I put it in a pyrex container with an airtight lid, topped with a little extra oil to maintain the freshness, and it’s in the fridge, waiting for use.

The last little adventure in not cooking was cucumber…in preparation for the next night’s dinner.

Wednesday, July 14, 2010

Feeding a Crowd

It was recently Family Day at work, and in my group we always do a pot-luck luncheon, as not everyone has family attending the event. Knowing we needed more hearty main dishes, I thought about what I could make (more or less) at home, ahead of time that transports well and that would be good to eat!

I started with some store-bought cheese tortellini, cooked and drained them. I mixed in a couple teaspoons of olive oil to prevent sticking. I then chopped tomatoes (fresh) and roasted red peppers (from a can). I also tore some arugula and basil leaves for inclusion in the pasta. Finally, I marinated some perline mozzarella (little balls of mozzarella) in balsamic vinegar, a little olive oil, salt and freshly ground pepper. I also planned to use the last of my pesto on the tortellini.

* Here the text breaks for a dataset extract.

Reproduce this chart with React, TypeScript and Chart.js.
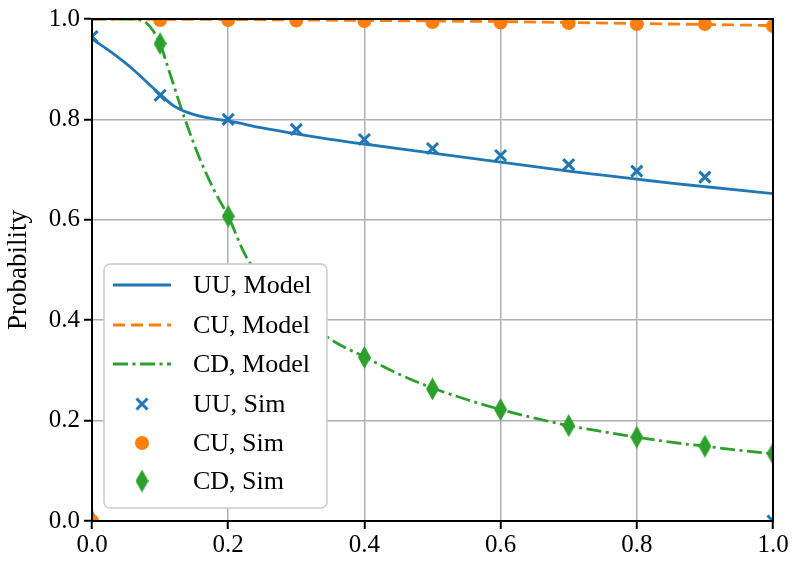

Perline mozzarella marinating in balsamic vinegar, oil and seasonings.

I packed it up separately, with the mozzarella in one container, the pasta with some tomatoes and peppers in another, and the rest of the peppers and tomatoes, with the arugula and basil on top of it, in a third container. They were all in the fridge overnight at home. After the drive to work, I put the pasta and mozzarella in the fridge at work, but left the tomatoes, peppers and greens container out.

The tortellini with pesto, tomatoes and roasted peppers.

When it came time to serve, I simply mixed it all together in a large bowl, using the marinade from the mozzarella to dress the salad. It tasted fresh and flavorful, and was a nice, lighter treat on a hot day. The leftovers kept well enough that I even ate the rest (over three more meals)!

The finished dish.

Vegetable Parade

Last Wednesday evening, I was supposed to be three different places at 5:30, one of which was picking up my vegetables. I wasn’t going to skip that. On my way to pick up my CSA vegetables, I must have been distracted by the other places I should be…I’ll also blame the intense heat for my absent-mindedness. I didn’t go the usual way to the pick-up point, and instead headed directly home from work. Knowing enough about the area that I could get there, even if in a round-about way, I headed up the highway. When I got there, I realized that way, while less scenic, was much quicker…apparently my brain was working at a higher level than I realized!

The haul for the sixth week of my CSA engagement presented the first real bag chock full of vegetables. I came home with small potatoes, more eggplant, some delicious garlic, additional Italian basil, a cucumber, a yellow squash and a zucchini! I can’t wait to get to eating these. They smell marvelous and, being so fresh and yummy, require little effort to be delicious.